A Fitch High School student who is white, black and Native American, Robinson said she has been called the “N word” multiple times at school. She also said she thinks the kids of color are held more responsible for their actions at school than the kids who aren’t of color. She said whether everyone gets in trouble or no one gets in trouble, the actions need to be equal toward all students.

Brooklyn resident Johrdyn Horwath said she was motivated by her older son to come to the protest on Tuesday.

“We came out here because I have a son who is part black, and I thought it was important to teach him what’s going on before he becomes another statistic or he experiences this on his own,” Horwath said.

Her older son, Kenneth, 7, held a sign that said “My Life Matters,” while his brother, Liam, 5, held a sign saying “My Brother’s Life Matters.”

Horwath said her older son experienced issues with racism at his former school in Lyme and the family always talked about race and how color doesn’t define someone.

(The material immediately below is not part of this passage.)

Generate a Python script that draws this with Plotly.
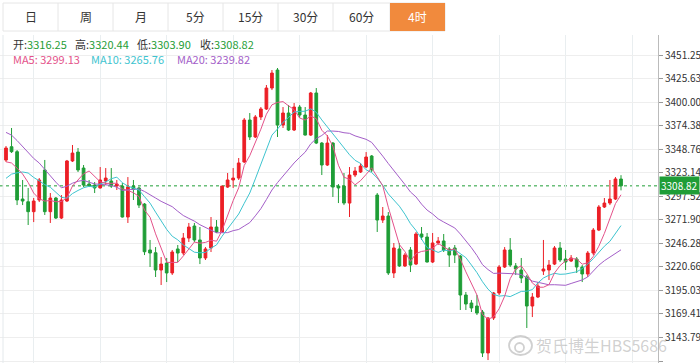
import plotly.graph_objects as go
import pandas as pd

# ---------------- data (4-hour candles) ----------------
open_ = [3336.9, 3351.4, 3346.0, 3294.5, 3291.5, 3280.7, 3293.4, 3326.1, 3280.7, 3295.6,
         3273.8, 3292.3, 3335.9, 3345.6, 3328.2, 3310.8, 3309.7, 3306.5, 3314.1, 3314.1,
         3308.6, 3308.6, 3274.9, 3308.6, 3306.5, 3289.0, 3239.0, 3236.0, 3217.2, 3224.8,
         3214.0, 3240.1, 3235.7, 3252.0, 3265.1, 3249.9, 3230.3, 3241.2, 3264.0, 3258.6,
         3307.5, 3315.2, 3317.3, 3334.8, 3380.5, 3362.0, 3383.8, 3392.5, 3415.3, 3434.9,
         3375.0, 3388.1, 3369.6, 3394.6, 3385.9, 3364.1, 3409.9, 3355.4, 3331.5, 3355.4,
         3308.6, 3308.6, 3290.1, 3320.6, 3323.9, 3329.3, 3341.3, 3298.8, 3271.6, 3276.0,
         3214.0, 3240.1, 3221.6, 3239.0, 3223.7, 3256.4, 3253.1, 3225.9, 3246.6, 3248.8,
         3240.1, 3241.2, 3232.4, 3190.0, 3181.3, 3178.0, 3171.5, 3126.9, 3165.0, 3192.2,
         3220.5, 3239.0, 3221.6, 3217.2, 3209.6, 3178.0, 3187.8, 3216.1, 3217.2, 3223.7,
         3241.2, 3229.2, 3227.0, 3229.2, 3220.5, 3212.9, 3235.7, 3260.7, 3285.8, 3290.1,
         3294.5, 3316.25]
high = [3352.2, 3371.8, 3347.8, 3315.2, 3306.5, 3295.6, 3317.3, 3337.0, 3301.0, 3296.7,
        3298.8, 3337.0, 3353.3, 3350.0, 3331.5, 3315.2, 3313.0, 3329.3, 3328.2, 3328.2,
        3315.2, 3311.9, 3318.4, 3315.2, 3307.9, 3290.1, 3249.9, 3242.2, 3231.3, 3230.3,
        3239.0, 3244.4, 3257.5, 3268.4, 3268.4, 3264.0, 3242.2, 3274.9, 3271.6, 3308.6,
        3322.8, 3328.2, 3339.1, 3382.7, 3388.1, 3385.9, 3394.6, 3418.6, 3434.9, 3437.1,
        3394.6, 3396.8, 3399.0, 3396.8, 3394.6, 3411.0, 3415.3, 3356.5, 3364.1, 3356.5,
        3310.8, 3322.8, 3329.3, 3329.3, 3333.7, 3345.6, 3342.4, 3301.0, 3285.8, 3280.3,
        3246.6, 3246.6, 3235.7, 3242.2, 3258.6, 3264.0, 3257.5, 3257.5, 3253.1, 3256.4,
        3242.2, 3244.4, 3233.5, 3193.3, 3184.6, 3190.0, 3173.7, 3166.0, 3193.3, 3222.6,
        3242.2, 3252.0, 3224.8, 3230.3, 3211.8, 3192.2, 3204.1, 3249.9, 3228.1, 3243.3,
        3247.7, 3239.0, 3233.5, 3231.3, 3222.6, 3237.9, 3262.9, 3287.9, 3295.6, 3315.2,
        3318.4, 3320.44]
low = [3334.8, 3344.6, 3287.9, 3287.9, 3266.2, 3269.4, 3291.2, 3277.1, 3268.4, 3272.7,
       3272.7, 3291.2, 3334.8, 3323.9, 3307.5, 3307.5, 3301.0, 3305.9, 3309.7, 3306.5,
       3304.3, 3274.3, 3268.4, 3293.4, 3284.7, 3233.5, 3220.5, 3209.6, 3200.9, 3204.1,
       3211.8, 3225.9, 3233.5, 3247.7, 3247.7, 3223.7, 3228.1, 3236.8, 3257.5, 3257.5,
       3306.5, 3306.5, 3315.2, 3333.7, 3358.7, 3360.9, 3380.5, 3391.4, 3413.1, 3362.0,
       3371.8, 3368.5, 3368.5, 3382.7, 3363.6, 3363.1, 3354.3, 3320.6, 3330.4, 3296.7,
       3290.1, 3287.9, 3274.9, 3318.4, 3322.8, 3328.2, 3323.9, 3258.6, 3268.4, 3211.8,
       3208.5, 3220.5, 3220.5, 3215.0, 3222.6, 3249.9, 3225.4, 3224.8, 3244.4, 3236.8,
       3220.5, 3224.8, 3173.7, 3173.7, 3171.5, 3168.2, 3122.5, 3119.2, 3162.8, 3190.0,
       3219.4, 3220.5, 3211.8, 3203.0, 3154.1, 3166.0, 3186.7, 3211.8, 3206.3, 3222.6,
       3225.9, 3217.2, 3225.9, 3214.0, 3204.1, 3209.6, 3233.5, 3259.6, 3284.7, 3287.9,
       3293.4, 3303.90]
close = [3350.0, 3346.0, 3293.4, 3292.3, 3280.7, 3292.3, 3315.2, 3280.7, 3295.6, 3273.8,
         3293.4, 3335.9, 3344.5, 3326.1, 3309.7, 3308.6, 3306.5, 3315.2, 3317.3, 3308.6,
         3310.8, 3274.9, 3307.5, 3305.0, 3287.9, 3237.1, 3235.7, 3217.2, 3223.7, 3214.0,
         3236.8, 3235.7, 3252.0, 3264.0, 3249.9, 3230.3, 3240.1, 3264.0, 3258.6, 3308.6,
         3315.2, 3317.3, 3333.7, 3380.5, 3362.0, 3383.8, 3392.5, 3415.3, 3431.6, 3375.0,
         3388.1, 3369.6, 3394.6, 3385.9, 3364.1, 3409.9, 3355.4, 3331.5, 3355.4, 3307.5,
         3306.5, 3290.1, 3320.6, 3325.0, 3330.4, 3340.2, 3326.1, 3271.6, 3276.0, 3214.0,
         3241.2, 3221.6, 3233.5, 3222.6, 3256.4, 3253.1, 3225.9, 3246.6, 3248.8, 3239.0,
         3233.5, 3233.5, 3190.0, 3180.2, 3175.9, 3170.4, 3126.9, 3165.0, 3192.2, 3220.5,
         3239.0, 3222.6, 3218.3, 3208.5, 3178.0, 3187.8, 3199.8, 3218.3, 3222.6, 3241.2,
         3228.1, 3225.9, 3230.3, 3220.5, 3212.9, 3235.7, 3260.7, 3285.8, 3290.1, 3294.5,
         3316.3, 3308.82]
# closes before the visible window (estimated from where the MA lines start)
prior_closes = [3405, 3412, 3418, 3411.4, 3425, 3415, 3422, 3415.8, 3430, 3415.8,
                3300, 3279.4, 3283, 3292, 3340.6, 3352.5, 3321.9, 3323.8, 3326.8]

y_ticks = [3118.17, 3143.79, 3169.41, 3195.03, 3220.66, 3246.28, 3271.90,
           3297.52, 3323.14, 3348.76, 3374.38, 3400.00, 3425.63, 3451.25]
tab_labels = ["日", "周", "月", "5分", "15分", "30分", "60分", "4时"]
last_price = 3308.82
info_ohlc = [("开", "3316.25"), ("高", "3320.44"), ("低", "3303.90"), ("收", "3308.82")]
info_ma = [("MA5", "3299.13"), ("MA10", "3265.76"), ("MA20", "3239.82")]

# ---------------- styling ----------------
RED = "#ec1f26"
GREEN = "#1f9d36"
C_MA5 = "#e4528a"
C_MA10 = "#3ec4cf"
C_MA20 = "#a35ec8"
FONT = "Noto Sans CJK SC, Noto Sans, sans-serif"
WM = "rgba(150,150,150,0.45)"

W, H = 700, 363
ML, MR, MT, MB = 0, 42, 35, 0
PW, PH = W - ML - MR, H - MT - MB

def px(x):
    return (x - ML) / PW

def py(y):
    return (H - MB - y) / PH

n = len(close)
idx = list(range(n))
full = pd.Series(prior_closes + close)
ma5 = full.rolling(5).mean().tolist()[-n:]
ma10 = full.rolling(10).mean().tolist()[-n:]
ma20 = full.rolling(20).mean().tolist()[-n:]

fig = go.Figure()
fig.add_trace(go.Candlestick(
    x=idx, open=open_, high=high, low=low, close=close,
    increasing=dict(line=dict(color=RED, width=1), fillcolor=RED),
    decreasing=dict(line=dict(color=GREEN, width=1), fillcolor=GREEN),
    whiskerwidth=0, hoverinfo="skip", showlegend=False))
for vals, col in [(ma20, C_MA20), (ma10, C_MA10), (ma5, C_MA5)]:
    fig.add_trace(go.Scatter(x=idx, y=vals, mode="lines",
                             line=dict(color=col, width=1), hoverinfo="skip",
                             showlegend=False))

shapes = []
shapes.append(dict(type="line", xref="paper", yref="y", x0=0, x1=1,
                   y0=last_price, y1=last_price,
                   line=dict(color=GREEN, width=1, dash="dot"), layer="below"))
shapes.append(dict(type="line", xref="paper", yref="paper", x0=px(3), x1=px(3),
                   y0=0, y1=py(35), line=dict(color="#e4e9ec", width=1)))
seps = [3, 58, 113, 168, 223, 278, 333, 390, 445]
shapes.append(dict(type="rect", xref="paper", yref="paper", x0=px(3), x1=px(445),
                   y0=py(31), y1=py(3), line=dict(color="#e6e6e6", width=1),
                   fillcolor="white"))
for s in seps[1:-1]:
    shapes.append(dict(type="line", xref="paper", yref="paper", x0=px(s), x1=px(s),
                       y0=py(31), y1=py(3), line=dict(color="#e6e6e6", width=1)))
shapes.append(dict(type="rect", xref="paper", yref="paper", x0=px(390), x1=px(445),
                   y0=py(31), y1=py(3), line=dict(width=0), fillcolor="#f18a3d"))
# watermark logo (simple eye-like mark)
shapes.append(dict(type="circle", xref="paper", yref="paper", x0=px(509), x1=px(532),
                   y0=py(355), y1=py(336), line=dict(color=WM, width=1.8),
                   fillcolor="rgba(0,0,0,0)"))
shapes.append(dict(type="circle", xref="paper", yref="paper", x0=px(515), x1=px(524),
                   y0=py(352), y1=py(343), line=dict(color=WM, width=1.8),
                   fillcolor="rgba(0,0,0,0)"))

ann = []
for i, lab in enumerate(tab_labels):
    cx = (seps[i] + seps[i + 1]) / 2
    ann.append(dict(xref="paper", yref="paper", x=px(cx), y=py(17), text=lab,
                    showarrow=False, xanchor="center", yanchor="middle",
                    font=dict(family=FONT, size=12,
                              color="white" if lab == "4时" else "#333")))
ohlc_x = [11, 73, 135, 198]
for (lab, val), x0 in zip(info_ohlc, ohlc_x):
    ann.append(dict(xref="paper", yref="paper", x=px(x0), y=py(44),
                    text=f"{lab}:<span style='color:{GREEN}'>{val}</span>",
                    showarrow=False, xanchor="left", yanchor="middle",
                    font=dict(family=FONT, size=11, color="#333")))
ma_x = [11, 89, 175]
for (lab, val), x0, col in zip(info_ma, ma_x, [C_MA5, C_MA10, C_MA20]):
    ann.append(dict(xref="paper", yref="paper", x=px(x0), y=py(59),
                    text=f"{lab}: {val}", showarrow=False, xanchor="left",
                    yanchor="middle", font=dict(family=FONT, size=11, color=col)))
ann.append(dict(xref="paper", yref="y", x=1, y=last_price, text=f"{last_price:.2f}",
                showarrow=False, xanchor="left", yanchor="middle", xshift=1,
                bgcolor=GREEN, borderpad=1,
                font=dict(family=FONT, size=10, color="white")))
ann.append(dict(xref="paper", yref="paper", x=px(534), y=py(345),
                text="贺氏博生HBS5686", showarrow=False, xanchor="left",
                yanchor="middle",
                font=dict(family=FONT, size=16, color=WM)))

x_grid = [5, 17, 29, 41, 53, 65, 77, 89, 101, 113]
sc = (621 - 6) / (n - 1)
x0r = -(6 - ML) / sc
x1r = x0r + PW / sc

k = 0.9187
ytop = 3451.25 + (55 - MT) / k
ybot = ytop - PH / k

fig.update_layout(
    width=W, height=H, margin=dict(l=ML, r=MR, t=MT, b=MB),
    paper_bgcolor="white", plot_bgcolor="white",
    shapes=shapes, annotations=ann, boxgap=0.3,
    font=dict(family=FONT, size=11, color="#333"),
    xaxis=dict(range=[x0r, x1r], rangeslider=dict(visible=False),
               tickvals=x_grid, showticklabels=False, showgrid=True,
               gridcolor="#e9eef0", zeroline=False, showline=False, ticks=""),
    yaxis=dict(range=[ybot, ytop], side="right", tickvals=y_ticks,
               ticktext=[f"{v:.2f}" for v in y_ticks], showgrid=True,
               gridcolor="#eeeeee", zeroline=False, showline=True,
               linecolor="#bbbbbb", ticks="outside", ticklen=4,
               tickcolor="#999", automargin=False,
               tickfont=dict(family=FONT, size=10, color="#333")),
)
fig.write_html("out.html", config={"displayModeBar": False},
               post_script="document.body.style.margin='0';document.body.style.overflow='hidden';")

“I want him to see that we’re here to help you: everybody,” she said, as she stood among people holding signs in solidarity. “All these people are here to say look, yeah, you do matter.”

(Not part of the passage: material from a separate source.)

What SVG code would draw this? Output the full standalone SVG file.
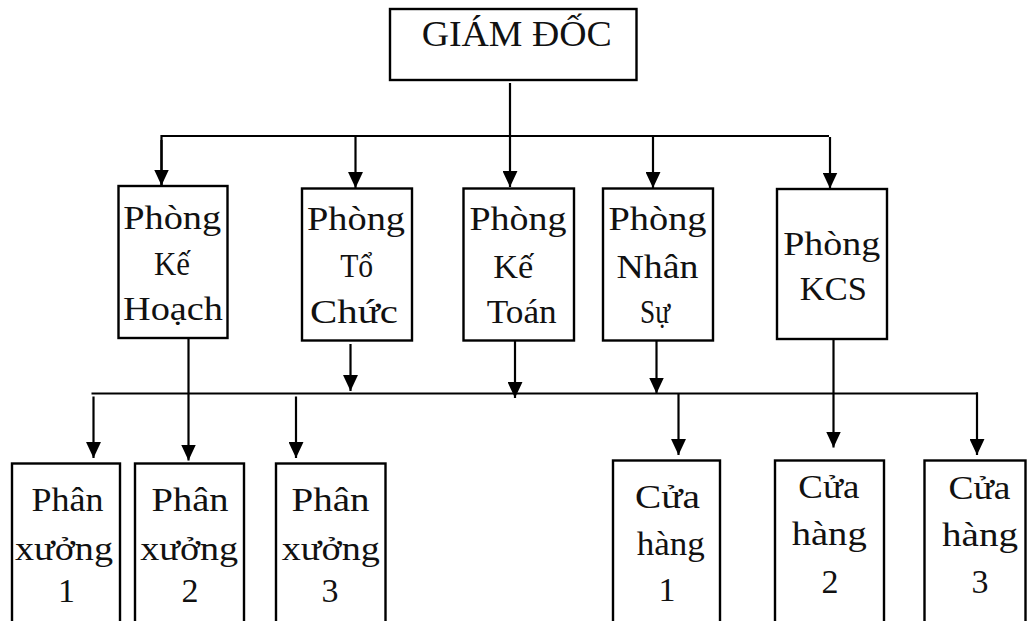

Portia Bordelon, a Groton resident who serves on the Town Council, said she came to peacefully make a statement for her community, herself, her family and for everybody.

“It’s good to see the community come out and peacefully protest and stand up against the injustice in our country,” Bordelon said. “As a mother of two black boys, I think it’s scary times, and there is a difference in how people are being treated. Acknowledgment is important. That’s the first step.”

Jason Hine, administrator with Rise Up Mystic, said he was glad to see many people speaking up and showing support for Black Lives Matter.

"We feel that as progressive-minded people that not all voices are being heard and we think that black voices need to be heard," he said of Rise Up Mystic organizing the event. "We do think black lives matter and we are trying to show our support for people who have been kept out in a lot of ways and who have suffered and so we're just supporting peaceful change."

Holding a sign with that said "I can't breathe," which were among Floyd's last words, Ellie Coffey of Pawcatuck said more needs to be done on every level: "I'm just so sick of all the unfairness," she said.

Like many people gathered on Tuesday, Coffey is white and said it's important for white people to stand up against racism in society. She said she is reading more and more about how to be anti-racist.

Charlotte Kading of Pawcatuck held a sign that said "White Silence=Violence."

"I want to show my neighbors and everybody visiting Mystic that this is what we stand for in our community," Kading said. "We don't stand for: violent racism, any racism, police brutality, leaving our neighbors and anybody to die the way people are being killed."